Higher market prices must not be allowed to trigger complacency in the way prime lambs are drawn and marketed, warned EBLEX at last week’s NSA North Sheep event.

Sheep producers must capitalise on the strong demand and get the best possible price for every kilo produced, they said.

EBLEX national stock selection manager, Steve Powdrill, stressed that higher prices didn’t mean “sit on your hands and think job done”.

“Don’t just assume because the trade for prime lambs is so strong it can mean a slackening-off in the effort put into the way lambs are selected and marketed. This is a time to be even more strict and to try to earn more by selling lambs in the right condition to the right buyers.”

Stressing that “when a lamb is ready, a lamb is ready,” he urged sheep producers to respond to the demand by handling lambs more often.

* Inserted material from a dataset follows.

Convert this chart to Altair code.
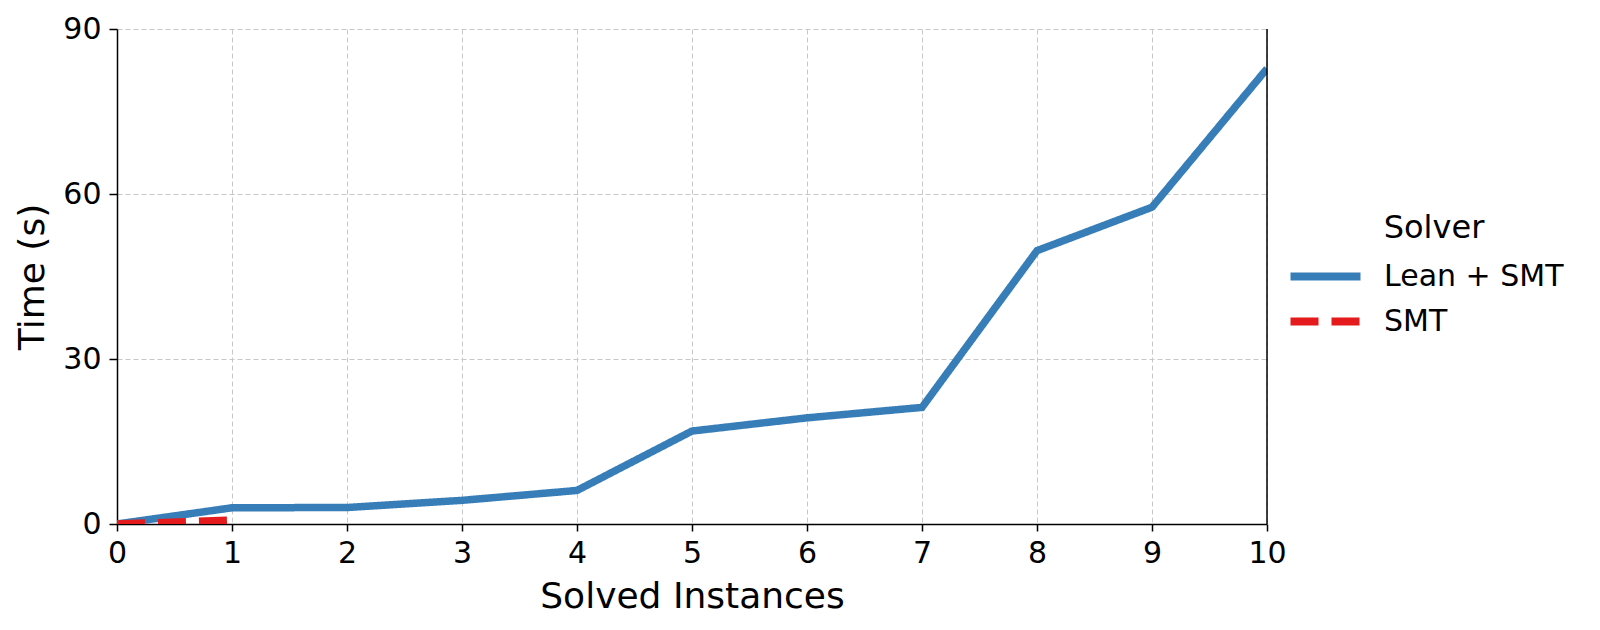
import altair as alt
import pandas as pd

# Data
lean_x = [0, 1, 2, 3, 4, 5, 6, 7, 8, 9, 10]
lean_y = [0, 2.95, 3.0, 4.3, 6.1, 16.9, 19.3, 21.2, 49.7, 57.6, 82.8]
smt_x = [0, 1]
smt_y = [0, 0.7]
solvers = ["Lean + SMT", "SMT"]
x_ticks = [0, 1, 2, 3, 4, 5, 6, 7, 8, 9, 10]
y_ticks = [0, 30, 60, 90]

rows = [{"x": a, "y": b, "Solver": solvers[0]} for a, b in zip(lean_x, lean_y)]
rows += [{"x": a, "y": b, "Solver": solvers[1]} for a, b in zip(smt_x, smt_y)]
df = pd.DataFrame(rows)

FONT = "DejaVu Sans"
W, H = 1150, 495

xscale = alt.Scale(domain=[0, 10], nice=False, zero=False)
yscale = alt.Scale(domain=[0, 90], nice=False)

legend = alt.Legend(
    title="Solver", orient="none", legendX=1187, legendY=184,
    titleAnchor="middle", symbolType="M-2,0H2", symbolSize=1225,
    symbolStrokeWidth=8, labelFontSize=30, titleFontSize=32,
    titleFontWeight="normal", labelOffset=37, rowPadding=7,
    titlePadding=10, padding=0, labelFont=FONT, titleFont=FONT,
    labelColor="black", titleColor="black", labelLimit=0,
)

lines = alt.Chart(df).mark_line(strokeWidth=7.5, clip=True, strokeCap="butt").encode(
    x=alt.X("x:Q", scale=xscale, axis=alt.Axis(
        values=x_ticks, title="Solved Instances", format="d", labelFlush=False,
        titleX=W / 2, titleY=83, titleBaseline="alphabetic",
        titleAlign="center",
    )),
    y=alt.Y("y:Q", scale=yscale, axis=alt.Axis(
        values=y_ticks, title="Time (s)", format="d", labelFlush=False,
        titleX=-74, titleY=H / 2, titleAngle=270, titleBaseline="alphabetic",
        titleAlign="center",
    )),
    color=alt.Color("Solver:N", scale=alt.Scale(domain=solvers, range=["#377eb8", "#e41a1c"]), legend=legend),
    strokeDash=alt.StrokeDash("Solver:N", scale=alt.Scale(domain=solvers, range=[[1, 0], [28, 13]]), legend=legend),
    order=alt.Order("x:Q"),
)

right_spine = alt.Chart(pd.DataFrame({"a": [0]})).mark_rule(color="black", strokeWidth=1.5).encode(
    x=alt.datum(10, scale=xscale),
    y=alt.datum(0, scale=yscale),
    y2=alt.datum(90),
)

chart = alt.layer(lines, right_spine).properties(
    width=W, height=H,
    autosize=alt.AutoSizeParams(type="none"),
    padding={"left": 109, "top": 21, "right": 320, "bottom": 95},
).configure_view(stroke=None).configure_axis(
    labelFont=FONT, titleFont=FONT, labelFontSize=30, titleFontSize=36,
    titleFontWeight="normal", labelColor="black", titleColor="black",
    domainColor="black", domainWidth=1.5, tickColor="black", tickWidth=1.5,
    tickSize=7, labelPadding=7,
    grid=True, gridColor="#c8c8c8", gridDash=[5, 3], gridWidth=1,
).configure_axisY(labelPadding=8, tickSize=8)

chart.save("out.html", embed_options={"renderer": "svg", "actions": False})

“Don’t hold on to lambs just because you don’t normally start to draw until after a certain date. In this type of market that approach will cost you money, rather than earn you money.”

And producers should not assume extra kilos automatically meant extra cash, as that would not be the case if lambs get too heavy.

“Heavy lambs only pay when you’re selling to a specific market – but it has to be extra flesh and not extra fat. When you blindly chase weight this season it’ll backfire on you,” he said.

Currently, the market isn’t looking for anything more than 3H lambs, but EBLEX said abattoirs are handling too many excessively fat carcasses. Although the fattest classification is five, recent weeks have seen late season hoggets classified up to fat class eight.

“That mindset has got to change for this season’s prime lamb market,” Mr Powdrill added.

But for producers facing grass shortages, EBLEX said supplementary feeding to maintain growth must not be ruled out.

“Feed is an expensive input these days, but there will be less margin in lambs that suffer a severe growth check caused by grass shortages and then end up being sold as poorer-quality lambs later in the season. Producers with lambs growing well now should keep them growing, get them at the right weight and sell them.”

And even though prime lamb prices were earning some producers up to £40 a head more than last year, many more could improve returns by better communication with marts and deadweight buyers.

“Sheep producers are now in a marketplace they’ve wanted to be in for a long time, so they should make the very best of it.”

Mr Powdrill encouraged producers to follow market signals, keep a keen eye on prices and talk to auctioneers and abattoirs about what’s wanted and work towards producing lambs that hit the specification and can earn the highest price.

“Profitability isn’t about how much lambs made in the mart this week, it’s about how much it actually costs to produce every kilo of lamb that’s sold. This is a good time to be in sheep, but with prices at this level it’s the perfect opportunity to sit down and assess flock management and to look very closely at every aspect of efficiency.

“In this sort of market there’s even more financial incentive for doing it better.”